* Problem *
Quote all of the data exactly as given. Skip every picture it contains.
## Begin
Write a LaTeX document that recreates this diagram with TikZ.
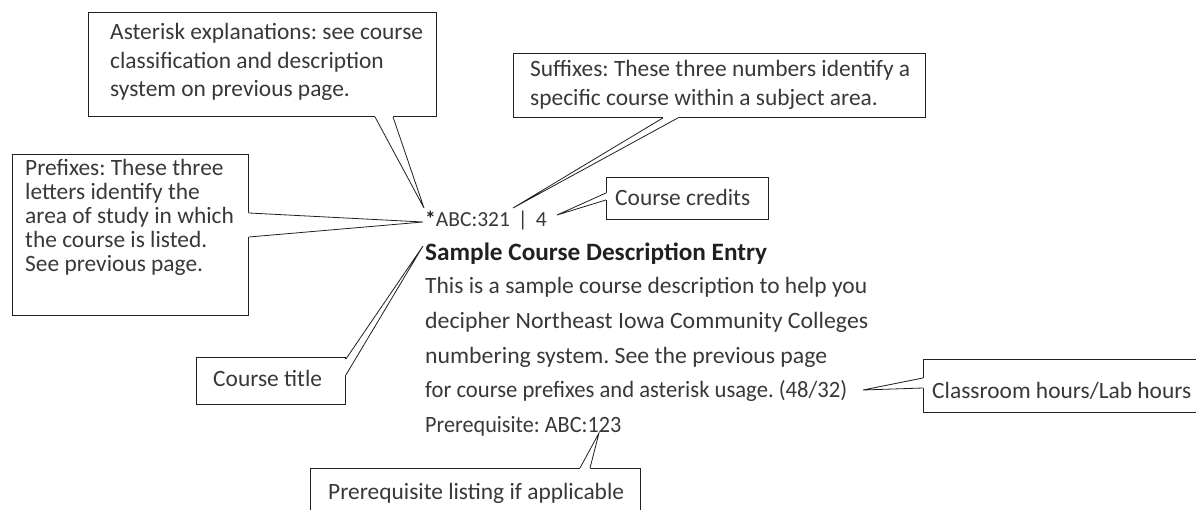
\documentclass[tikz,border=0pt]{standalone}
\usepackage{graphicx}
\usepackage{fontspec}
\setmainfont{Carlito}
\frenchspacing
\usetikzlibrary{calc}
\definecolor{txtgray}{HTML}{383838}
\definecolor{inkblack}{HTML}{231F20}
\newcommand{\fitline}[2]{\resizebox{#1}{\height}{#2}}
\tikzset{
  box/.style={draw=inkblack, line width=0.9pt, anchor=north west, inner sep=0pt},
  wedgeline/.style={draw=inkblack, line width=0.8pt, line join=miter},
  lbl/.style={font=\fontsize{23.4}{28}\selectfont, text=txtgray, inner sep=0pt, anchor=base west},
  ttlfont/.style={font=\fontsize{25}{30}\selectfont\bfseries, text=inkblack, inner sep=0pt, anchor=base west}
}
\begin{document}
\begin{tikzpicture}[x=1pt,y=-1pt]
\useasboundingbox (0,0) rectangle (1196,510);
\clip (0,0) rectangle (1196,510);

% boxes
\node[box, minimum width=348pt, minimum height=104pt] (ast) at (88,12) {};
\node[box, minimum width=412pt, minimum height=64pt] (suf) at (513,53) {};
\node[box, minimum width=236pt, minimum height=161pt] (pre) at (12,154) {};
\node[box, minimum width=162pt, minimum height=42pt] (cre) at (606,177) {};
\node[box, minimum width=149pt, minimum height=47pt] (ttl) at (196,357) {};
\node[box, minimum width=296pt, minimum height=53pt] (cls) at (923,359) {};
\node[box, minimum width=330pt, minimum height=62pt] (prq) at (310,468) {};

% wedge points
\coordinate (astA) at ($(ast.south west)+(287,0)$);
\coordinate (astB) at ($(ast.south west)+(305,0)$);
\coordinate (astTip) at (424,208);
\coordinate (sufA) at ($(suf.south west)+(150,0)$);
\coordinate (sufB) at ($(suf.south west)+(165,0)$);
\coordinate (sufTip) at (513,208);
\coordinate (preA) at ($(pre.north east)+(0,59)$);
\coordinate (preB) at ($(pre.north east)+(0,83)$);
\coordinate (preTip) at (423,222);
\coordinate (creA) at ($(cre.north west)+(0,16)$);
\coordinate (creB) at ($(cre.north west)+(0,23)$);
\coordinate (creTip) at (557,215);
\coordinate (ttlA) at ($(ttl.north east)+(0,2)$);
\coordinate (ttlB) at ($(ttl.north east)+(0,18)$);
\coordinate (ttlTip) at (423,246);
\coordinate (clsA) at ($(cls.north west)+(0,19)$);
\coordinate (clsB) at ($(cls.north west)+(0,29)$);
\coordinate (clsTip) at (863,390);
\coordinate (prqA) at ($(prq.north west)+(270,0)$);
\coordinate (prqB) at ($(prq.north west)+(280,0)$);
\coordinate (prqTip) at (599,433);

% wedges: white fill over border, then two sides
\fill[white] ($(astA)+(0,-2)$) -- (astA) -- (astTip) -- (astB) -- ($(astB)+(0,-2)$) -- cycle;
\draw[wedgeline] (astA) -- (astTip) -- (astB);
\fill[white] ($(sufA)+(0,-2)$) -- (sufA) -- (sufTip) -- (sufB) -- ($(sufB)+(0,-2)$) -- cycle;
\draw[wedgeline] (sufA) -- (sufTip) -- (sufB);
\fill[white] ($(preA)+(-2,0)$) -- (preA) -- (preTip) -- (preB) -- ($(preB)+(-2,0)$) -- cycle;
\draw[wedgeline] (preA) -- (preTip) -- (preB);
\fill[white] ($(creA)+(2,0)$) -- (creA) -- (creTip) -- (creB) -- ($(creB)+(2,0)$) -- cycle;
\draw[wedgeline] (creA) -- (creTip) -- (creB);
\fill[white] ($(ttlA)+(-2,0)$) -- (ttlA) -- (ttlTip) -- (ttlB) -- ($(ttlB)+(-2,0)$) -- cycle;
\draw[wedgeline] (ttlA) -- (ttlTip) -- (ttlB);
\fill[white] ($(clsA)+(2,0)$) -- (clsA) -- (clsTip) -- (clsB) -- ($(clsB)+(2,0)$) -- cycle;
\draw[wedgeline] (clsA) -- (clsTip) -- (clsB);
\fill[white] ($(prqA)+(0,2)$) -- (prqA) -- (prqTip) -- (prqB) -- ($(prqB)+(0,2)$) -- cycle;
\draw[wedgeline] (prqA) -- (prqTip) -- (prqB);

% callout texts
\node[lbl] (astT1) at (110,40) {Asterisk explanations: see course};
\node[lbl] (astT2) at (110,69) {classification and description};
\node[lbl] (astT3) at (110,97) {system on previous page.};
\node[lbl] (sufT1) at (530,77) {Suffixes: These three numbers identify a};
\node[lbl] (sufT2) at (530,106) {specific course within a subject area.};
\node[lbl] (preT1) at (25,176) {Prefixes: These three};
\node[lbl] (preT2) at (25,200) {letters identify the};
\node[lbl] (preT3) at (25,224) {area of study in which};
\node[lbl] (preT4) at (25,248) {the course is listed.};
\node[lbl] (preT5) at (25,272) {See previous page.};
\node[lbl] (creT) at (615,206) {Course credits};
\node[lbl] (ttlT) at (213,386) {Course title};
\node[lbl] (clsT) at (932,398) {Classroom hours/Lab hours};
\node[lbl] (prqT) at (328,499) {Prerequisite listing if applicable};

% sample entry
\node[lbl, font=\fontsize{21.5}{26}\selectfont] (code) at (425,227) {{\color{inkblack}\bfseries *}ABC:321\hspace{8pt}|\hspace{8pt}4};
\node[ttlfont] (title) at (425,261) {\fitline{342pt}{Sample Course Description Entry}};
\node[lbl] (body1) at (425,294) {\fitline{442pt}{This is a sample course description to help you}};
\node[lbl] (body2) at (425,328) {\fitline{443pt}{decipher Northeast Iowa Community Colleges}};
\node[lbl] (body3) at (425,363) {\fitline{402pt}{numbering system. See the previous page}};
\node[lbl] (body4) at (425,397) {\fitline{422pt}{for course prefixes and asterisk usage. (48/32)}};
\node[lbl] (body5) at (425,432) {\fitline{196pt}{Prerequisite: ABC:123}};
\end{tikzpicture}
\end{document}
## End
* Task answer *
Write a LaTeX document that recreates this diagram with TikZ.
\documentclass[tikz,border=0pt]{standalone}
\usepackage{graphicx}
\usepackage{fontspec}
\setmainfont{Carlito}
\frenchspacing
\usetikzlibrary{calc}
\definecolor{txtgray}{HTML}{383838}
\definecolor{inkblack}{HTML}{231F20}
\newcommand{\fitline}[2]{\resizebox{#1}{\height}{#2}}
\tikzset{
  box/.style={draw=inkblack, line width=0.9pt, anchor=north west, inner sep=0pt},
  wedgeline/.style={draw=inkblack, line width=0.8pt, line join=miter},
  lbl/.style={font=\fontsize{23.4}{28}\selectfont, text=txtgray, inner sep=0pt, anchor=base west},
  ttlfont/.style={font=\fontsize{25}{30}\selectfont\bfseries, text=inkblack, inner sep=0pt, anchor=base west}
}
\begin{document}
\begin{tikzpicture}[x=1pt,y=-1pt]
\useasboundingbox (0,0) rectangle (1196,510);
\clip (0,0) rectangle (1196,510);

% boxes
\node[box, minimum width=348pt, minimum height=104pt] (ast) at (88,12) {};
\node[box, minimum width=412pt, minimum height=64pt] (suf) at (513,53) {};
\node[box, minimum width=236pt, minimum height=161pt] (pre) at (12,154) {};
\node[box, minimum width=162pt, minimum height=42pt] (cre) at (606,177) {};
\node[box, minimum width=149pt, minimum height=47pt] (ttl) at (196,357) {};
\node[box, minimum width=296pt, minimum height=53pt] (cls) at (923,359) {};
\node[box, minimum width=330pt, minimum height=62pt] (prq) at (310,468) {};

% wedge points
\coordinate (astA) at ($(ast.south west)+(287,0)$);
\coordinate (astB) at ($(ast.south west)+(305,0)$);
\coordinate (astTip) at (424,208);
\coordinate (sufA) at ($(suf.south west)+(150,0)$);
\coordinate (sufB) at ($(suf.south west)+(165,0)$);
\coordinate (sufTip) at (513,208);
\coordinate (preA) at ($(pre.north east)+(0,59)$);
\coordinate (preB) at ($(pre.north east)+(0,83)$);
\coordinate (preTip) at (423,222);
\coordinate (creA) at ($(cre.north west)+(0,16)$);
\coordinate (creB) at ($(cre.north west)+(0,23)$);
\coordinate (creTip) at (557,215);
\coordinate (ttlA) at ($(ttl.north east)+(0,2)$);
\coordinate (ttlB) at ($(ttl.north east)+(0,18)$);
\coordinate (ttlTip) at (423,246);
\coordinate (clsA) at ($(cls.north west)+(0,19)$);
\coordinate (clsB) at ($(cls.north west)+(0,29)$);
\coordinate (clsTip) at (863,390);
\coordinate (prqA) at ($(prq.north west)+(270,0)$);
\coordinate (prqB) at ($(prq.north west)+(280,0)$);
\coordinate (prqTip) at (599,433);

% wedges: white fill over border, then two sides
\fill[white] ($(astA)+(0,-2)$) -- (astA) -- (astTip) -- (astB) -- ($(astB)+(0,-2)$) -- cycle;
\draw[wedgeline] (astA) -- (astTip) -- (astB);
\fill[white] ($(sufA)+(0,-2)$) -- (sufA) -- (sufTip) -- (sufB) -- ($(sufB)+(0,-2)$) -- cycle;
\draw[wedgeline] (sufA) -- (sufTip) -- (sufB);
\fill[white] ($(preA)+(-2,0)$) -- (preA) -- (preTip) -- (preB) -- ($(preB)+(-2,0)$) -- cycle;
\draw[wedgeline] (preA) -- (preTip) -- (preB);
\fill[white] ($(creA)+(2,0)$) -- (creA) -- (creTip) -- (creB) -- ($(creB)+(2,0)$) -- cycle;
\draw[wedgeline] (creA) -- (creTip) -- (creB);
\fill[white] ($(ttlA)+(-2,0)$) -- (ttlA) -- (ttlTip) -- (ttlB) -- ($(ttlB)+(-2,0)$) -- cycle;
\draw[wedgeline] (ttlA) -- (ttlTip) -- (ttlB);
\fill[white] ($(clsA)+(2,0)$) -- (clsA) -- (clsTip) -- (clsB) -- ($(clsB)+(2,0)$) -- cycle;
\draw[wedgeline] (clsA) -- (clsTip) -- (clsB);
\fill[white] ($(prqA)+(0,2)$) -- (prqA) -- (prqTip) -- (prqB) -- ($(prqB)+(0,2)$) -- cycle;
\draw[wedgeline] (prqA) -- (prqTip) -- (prqB);

% callout texts
\node[lbl] (astT1) at (110,40) {Asterisk explanations: see course};
\node[lbl] (astT2) at (110,69) {classification and description};
\node[lbl] (astT3) at (110,97) {system on previous page.};
\node[lbl] (sufT1) at (530,77) {Suffixes: These three numbers identify a};
\node[lbl] (sufT2) at (530,106) {specific course within a subject area.};
\node[lbl] (preT1) at (25,176) {Prefixes: These three};
\node[lbl] (preT2) at (25,200) {letters identify the};
\node[lbl] (preT3) at (25,224) {area of study in which};
\node[lbl] (preT4) at (25,248) {the course is listed.};
\node[lbl] (preT5) at (25,272) {See previous page.};
\node[lbl] (creT) at (615,206) {Course credits};
\node[lbl] (ttlT) at (213,386) {Course title};
\node[lbl] (clsT) at (932,398) {Classroom hours/Lab hours};
\node[lbl] (prqT) at (328,499) {Prerequisite listing if applicable};

% sample entry
\node[lbl, font=\fontsize{21.5}{26}\selectfont] (code) at (425,227) {{\color{inkblack}\bfseries *}ABC:321\hspace{8pt}|\hspace{8pt}4};
\node[ttlfont] (title) at (425,261) {\fitline{342pt}{Sample Course Description Entry}};
\node[lbl] (body1) at (425,294) {\fitline{442pt}{This is a sample course description to help you}};
\node[lbl] (body2) at (425,328) {\fitline{443pt}{decipher Northeast Iowa Community Colleges}};
\node[lbl] (body3) at (425,363) {\fitline{402pt}{numbering system. See the previous page}};
\node[lbl] (body4) at (425,397) {\fitline{422pt}{for course prefixes and asterisk usage. (48/32)}};
\node[lbl] (body5) at (425,432) {\fitline{196pt}{Prerequisite: ABC:123}};
\end{tikzpicture}
\end{document}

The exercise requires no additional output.